Me puse a dar vueltas por el cuarto de baño, horriblemente visible, como un
blanco viviente. La indignación me salvó: me enfurecí contra una indiscreción
tan grosera; blasfemé […] Nunca me volvió a mirar.”
¿Pero de verdad Dios mira así al hombre? ¿Le genera tanto asco la obra que salió de sus manos? El dios de Sartre, esa especie de re-encarnación del ojo de Saurón, que todo lo penetra y observa para después aplastar, que nos hace sentir como “blancos vivientes”, será el dios de los griegos algo modernizado, o un funesto ídolo pagano. ¡Y cuántos cristianos aún piensan que Dios los mira así! Pero ése no es el Dios cristiano, el Dios de la revelación, el Dios de Abraham, el Dios de Isaac y el Dios de Jacob.
Dostoievsky,
ese gigante del espíritu del que aun tenemos tanto que aprender, llegó a
escribir estas lineas muy conmovedoras:
«Tan grande como la alegría de una madre que
contempla la primera sonrisa de su hijo es la de Dios cuando ve que un pecador
se arrodilla y reza”. Hay que proclamar esto a los cuatro vientos: ¡La mirada
de Dios hacia sus hijos es una mirada tierna, llena de compasión y
misericordia! “Eres precioso a mis ojos, eres estimado, y yo te amo. Pondré la
humanidad en tu lugar, y los pueblos en pago de tu vida. No temas, que yo estoy
contigo». (Is 43, 4-5) dice en la Escritura.

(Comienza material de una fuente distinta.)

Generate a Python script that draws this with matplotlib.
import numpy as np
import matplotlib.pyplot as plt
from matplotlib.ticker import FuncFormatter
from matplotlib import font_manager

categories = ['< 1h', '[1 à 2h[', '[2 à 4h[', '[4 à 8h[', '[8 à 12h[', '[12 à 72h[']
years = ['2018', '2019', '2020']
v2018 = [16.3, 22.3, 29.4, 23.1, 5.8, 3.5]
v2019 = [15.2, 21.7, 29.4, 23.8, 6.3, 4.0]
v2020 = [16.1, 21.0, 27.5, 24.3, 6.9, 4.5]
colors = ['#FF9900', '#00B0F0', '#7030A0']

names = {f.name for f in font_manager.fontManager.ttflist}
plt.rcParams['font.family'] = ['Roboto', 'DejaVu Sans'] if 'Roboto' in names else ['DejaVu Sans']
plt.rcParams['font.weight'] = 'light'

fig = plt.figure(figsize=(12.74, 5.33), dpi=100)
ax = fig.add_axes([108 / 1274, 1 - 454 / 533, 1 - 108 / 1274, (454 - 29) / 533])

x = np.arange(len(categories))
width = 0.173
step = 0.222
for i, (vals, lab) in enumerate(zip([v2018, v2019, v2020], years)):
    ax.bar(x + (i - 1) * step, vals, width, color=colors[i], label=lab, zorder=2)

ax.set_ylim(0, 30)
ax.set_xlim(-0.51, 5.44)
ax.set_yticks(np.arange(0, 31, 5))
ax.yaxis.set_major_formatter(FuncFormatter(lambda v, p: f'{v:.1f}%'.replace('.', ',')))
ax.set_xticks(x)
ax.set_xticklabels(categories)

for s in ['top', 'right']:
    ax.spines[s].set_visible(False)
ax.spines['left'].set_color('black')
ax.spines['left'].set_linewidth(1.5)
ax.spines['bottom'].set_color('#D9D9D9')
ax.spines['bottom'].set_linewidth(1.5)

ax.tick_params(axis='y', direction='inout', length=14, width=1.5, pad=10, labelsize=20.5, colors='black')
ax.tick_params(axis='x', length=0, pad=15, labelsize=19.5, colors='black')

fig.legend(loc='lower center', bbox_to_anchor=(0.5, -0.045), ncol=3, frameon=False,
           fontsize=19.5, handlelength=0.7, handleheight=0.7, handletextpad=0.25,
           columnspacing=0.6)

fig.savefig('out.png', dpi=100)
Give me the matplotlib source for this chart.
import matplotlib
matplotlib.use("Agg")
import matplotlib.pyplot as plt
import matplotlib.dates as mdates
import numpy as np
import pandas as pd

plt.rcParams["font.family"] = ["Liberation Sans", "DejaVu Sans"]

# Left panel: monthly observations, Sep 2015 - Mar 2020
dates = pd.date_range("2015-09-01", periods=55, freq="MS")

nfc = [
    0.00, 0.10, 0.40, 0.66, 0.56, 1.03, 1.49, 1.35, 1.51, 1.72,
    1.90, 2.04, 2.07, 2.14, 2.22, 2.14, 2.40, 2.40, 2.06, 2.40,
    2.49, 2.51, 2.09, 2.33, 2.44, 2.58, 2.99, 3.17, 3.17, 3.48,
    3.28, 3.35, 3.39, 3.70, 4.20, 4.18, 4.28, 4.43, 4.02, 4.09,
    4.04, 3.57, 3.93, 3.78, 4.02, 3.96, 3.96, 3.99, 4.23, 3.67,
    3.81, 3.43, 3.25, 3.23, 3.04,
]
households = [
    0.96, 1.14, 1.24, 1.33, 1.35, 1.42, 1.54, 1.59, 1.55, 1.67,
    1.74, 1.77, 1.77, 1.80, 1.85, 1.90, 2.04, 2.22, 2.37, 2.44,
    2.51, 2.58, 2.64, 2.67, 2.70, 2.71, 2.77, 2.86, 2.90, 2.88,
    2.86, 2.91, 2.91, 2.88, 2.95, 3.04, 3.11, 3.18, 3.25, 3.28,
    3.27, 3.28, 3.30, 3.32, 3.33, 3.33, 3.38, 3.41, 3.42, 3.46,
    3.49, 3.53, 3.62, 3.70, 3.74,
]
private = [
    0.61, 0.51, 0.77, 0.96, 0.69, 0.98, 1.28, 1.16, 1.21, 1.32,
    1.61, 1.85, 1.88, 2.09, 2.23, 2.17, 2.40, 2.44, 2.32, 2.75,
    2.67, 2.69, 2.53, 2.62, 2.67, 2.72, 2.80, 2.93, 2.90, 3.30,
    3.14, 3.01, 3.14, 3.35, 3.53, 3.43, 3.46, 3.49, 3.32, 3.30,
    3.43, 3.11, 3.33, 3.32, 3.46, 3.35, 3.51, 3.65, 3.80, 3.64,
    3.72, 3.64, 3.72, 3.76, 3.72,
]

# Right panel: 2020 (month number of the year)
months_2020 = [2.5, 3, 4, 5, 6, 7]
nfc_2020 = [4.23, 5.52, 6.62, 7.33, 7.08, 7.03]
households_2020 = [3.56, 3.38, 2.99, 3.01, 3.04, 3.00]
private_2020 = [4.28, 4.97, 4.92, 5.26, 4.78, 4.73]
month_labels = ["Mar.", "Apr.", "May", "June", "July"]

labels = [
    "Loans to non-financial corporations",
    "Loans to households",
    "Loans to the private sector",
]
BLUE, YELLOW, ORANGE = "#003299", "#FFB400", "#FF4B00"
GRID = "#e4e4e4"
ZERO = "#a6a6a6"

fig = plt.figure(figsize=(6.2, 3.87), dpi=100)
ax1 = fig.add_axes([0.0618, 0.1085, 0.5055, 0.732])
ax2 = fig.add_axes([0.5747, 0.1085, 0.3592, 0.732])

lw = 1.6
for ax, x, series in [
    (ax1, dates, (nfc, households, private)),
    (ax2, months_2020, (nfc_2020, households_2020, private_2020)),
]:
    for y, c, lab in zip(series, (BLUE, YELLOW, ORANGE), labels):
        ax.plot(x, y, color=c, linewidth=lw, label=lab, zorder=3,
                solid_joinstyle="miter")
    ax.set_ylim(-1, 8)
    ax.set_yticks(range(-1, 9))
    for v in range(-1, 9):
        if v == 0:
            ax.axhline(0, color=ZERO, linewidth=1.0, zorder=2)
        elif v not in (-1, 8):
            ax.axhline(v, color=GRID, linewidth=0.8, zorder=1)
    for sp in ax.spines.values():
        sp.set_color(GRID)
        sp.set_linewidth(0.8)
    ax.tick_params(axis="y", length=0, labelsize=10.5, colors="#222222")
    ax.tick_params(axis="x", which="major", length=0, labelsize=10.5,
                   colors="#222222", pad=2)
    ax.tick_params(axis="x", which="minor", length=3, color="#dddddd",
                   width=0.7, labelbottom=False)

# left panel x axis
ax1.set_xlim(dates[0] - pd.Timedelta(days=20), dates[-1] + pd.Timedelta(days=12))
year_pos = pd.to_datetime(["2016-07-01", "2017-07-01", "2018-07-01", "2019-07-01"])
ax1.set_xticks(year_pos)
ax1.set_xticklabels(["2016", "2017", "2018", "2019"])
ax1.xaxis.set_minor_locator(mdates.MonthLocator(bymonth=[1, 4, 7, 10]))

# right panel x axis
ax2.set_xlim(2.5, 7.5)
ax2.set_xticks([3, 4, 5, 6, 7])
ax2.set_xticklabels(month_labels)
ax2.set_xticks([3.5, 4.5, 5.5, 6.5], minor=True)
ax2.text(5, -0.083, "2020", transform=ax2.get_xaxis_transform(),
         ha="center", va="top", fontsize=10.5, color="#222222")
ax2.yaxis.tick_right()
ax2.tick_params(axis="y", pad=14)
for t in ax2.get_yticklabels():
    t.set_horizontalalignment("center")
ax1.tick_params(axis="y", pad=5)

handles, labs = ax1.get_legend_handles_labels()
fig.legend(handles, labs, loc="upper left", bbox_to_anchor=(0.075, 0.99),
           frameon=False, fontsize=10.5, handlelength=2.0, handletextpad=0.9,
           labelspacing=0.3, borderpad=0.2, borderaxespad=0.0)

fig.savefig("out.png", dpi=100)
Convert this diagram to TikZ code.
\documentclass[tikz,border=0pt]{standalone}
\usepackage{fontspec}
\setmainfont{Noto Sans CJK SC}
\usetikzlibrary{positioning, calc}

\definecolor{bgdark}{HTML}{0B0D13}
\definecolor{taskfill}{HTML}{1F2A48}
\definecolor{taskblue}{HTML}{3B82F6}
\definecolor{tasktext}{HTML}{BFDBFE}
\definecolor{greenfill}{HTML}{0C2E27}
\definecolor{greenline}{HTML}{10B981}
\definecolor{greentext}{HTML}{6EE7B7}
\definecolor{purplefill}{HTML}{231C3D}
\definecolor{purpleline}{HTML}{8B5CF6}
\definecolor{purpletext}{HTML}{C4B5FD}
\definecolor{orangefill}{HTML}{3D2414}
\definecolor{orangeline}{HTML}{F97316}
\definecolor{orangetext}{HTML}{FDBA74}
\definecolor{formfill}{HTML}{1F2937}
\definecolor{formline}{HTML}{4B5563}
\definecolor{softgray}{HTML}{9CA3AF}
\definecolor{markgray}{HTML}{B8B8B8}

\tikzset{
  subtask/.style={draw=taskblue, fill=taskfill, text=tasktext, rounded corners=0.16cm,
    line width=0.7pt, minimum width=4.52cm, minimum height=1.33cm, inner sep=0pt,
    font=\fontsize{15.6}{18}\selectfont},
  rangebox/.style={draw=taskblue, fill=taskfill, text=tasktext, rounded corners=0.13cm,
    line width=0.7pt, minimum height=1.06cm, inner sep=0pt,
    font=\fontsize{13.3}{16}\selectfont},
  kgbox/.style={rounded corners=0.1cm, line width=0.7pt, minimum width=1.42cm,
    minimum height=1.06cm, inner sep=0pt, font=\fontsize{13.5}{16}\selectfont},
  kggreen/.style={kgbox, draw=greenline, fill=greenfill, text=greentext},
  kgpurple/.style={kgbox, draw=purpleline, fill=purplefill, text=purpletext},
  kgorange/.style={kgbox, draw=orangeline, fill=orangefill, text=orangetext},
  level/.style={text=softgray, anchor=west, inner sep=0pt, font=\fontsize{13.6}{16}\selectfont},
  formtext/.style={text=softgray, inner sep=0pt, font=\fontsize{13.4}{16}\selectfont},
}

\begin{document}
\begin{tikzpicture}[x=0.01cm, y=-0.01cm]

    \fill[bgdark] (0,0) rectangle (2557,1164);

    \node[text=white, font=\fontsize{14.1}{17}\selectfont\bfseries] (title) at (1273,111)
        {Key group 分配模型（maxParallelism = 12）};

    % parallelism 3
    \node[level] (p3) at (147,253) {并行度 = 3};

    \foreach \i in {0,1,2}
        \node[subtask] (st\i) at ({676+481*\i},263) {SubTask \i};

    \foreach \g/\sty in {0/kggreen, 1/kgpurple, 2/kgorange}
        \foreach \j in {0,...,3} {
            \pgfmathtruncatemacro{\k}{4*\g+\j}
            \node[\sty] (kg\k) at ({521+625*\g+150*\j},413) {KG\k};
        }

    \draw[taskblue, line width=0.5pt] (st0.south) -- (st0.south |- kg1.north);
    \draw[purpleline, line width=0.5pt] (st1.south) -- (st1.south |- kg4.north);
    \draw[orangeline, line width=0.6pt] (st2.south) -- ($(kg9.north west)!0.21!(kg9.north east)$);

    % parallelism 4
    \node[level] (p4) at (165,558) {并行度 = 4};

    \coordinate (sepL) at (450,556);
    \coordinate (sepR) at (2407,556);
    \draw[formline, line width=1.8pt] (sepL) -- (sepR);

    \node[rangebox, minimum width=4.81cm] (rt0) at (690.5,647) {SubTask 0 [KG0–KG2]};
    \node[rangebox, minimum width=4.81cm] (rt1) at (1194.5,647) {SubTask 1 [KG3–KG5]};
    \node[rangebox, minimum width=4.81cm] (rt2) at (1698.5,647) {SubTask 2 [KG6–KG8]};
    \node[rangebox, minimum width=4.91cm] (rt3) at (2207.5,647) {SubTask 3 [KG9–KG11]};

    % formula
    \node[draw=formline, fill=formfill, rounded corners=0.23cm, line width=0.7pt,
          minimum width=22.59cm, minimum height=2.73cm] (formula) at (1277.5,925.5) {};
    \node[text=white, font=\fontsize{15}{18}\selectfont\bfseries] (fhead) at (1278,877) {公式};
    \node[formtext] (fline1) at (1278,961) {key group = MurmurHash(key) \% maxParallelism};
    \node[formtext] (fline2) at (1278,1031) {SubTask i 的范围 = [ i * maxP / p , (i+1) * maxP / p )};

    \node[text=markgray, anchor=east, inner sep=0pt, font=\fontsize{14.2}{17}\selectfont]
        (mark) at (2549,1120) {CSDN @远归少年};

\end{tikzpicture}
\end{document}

Es la mirada de un Padre ante su hijo pequeño, una mirada que
reconforta, llena al alma de paz, robustece, alienta y da seguridad. Cristo nos hace patente y visible esa mirada: esa misma mirada logró
transformar el alma de Zaqueo el publicano y recobró la dignidad de la pecadora
pública. Una mirada discreta y potente, la cual conquistó a Mateo, a Pedro, a
Juan. Y sigue conquistando miles de corazones enloquecidos una vez que se
percatan del amor intenso y personal de esa mirada.
Sartre y
sus discípulos podrán decir lo que quieran de esa distorsionada visión de Dios
y seguir reafirmando su ateísmo. Al fin y al cabo, ellos no reniegan del Dios
cristiano, sino que sólo le dan la espalda a un fetiche falso. O quizá, al
olvidar su condición de creaturas amadas y pretendiendo reivindicar una
tambaleante libertad absoluta, aún no han superado el miedo de Adán. Y así, han
optado rebelarse contra su caricatura, y construir su vida sin Él.
¡Hay
que dejarse mirar por Dios! Urge en nuestra sociedad y en nuestras vidas purificar la imagen que
tenemos de Él. No temer a que su luz recorra las zonas más secretas del alma
para que las sane y las cura. Es necesario confiar en Él, no temer esa mirada.
Permitir que su rostro pacifique nuestro ser con la certeza de que somos hijos
amadísimos, y que no vamos a la deriva del azar en una vida sin sentido.
El
reto para el día de hoy es éste: ¿Te animas a dejarte mirar por Dios?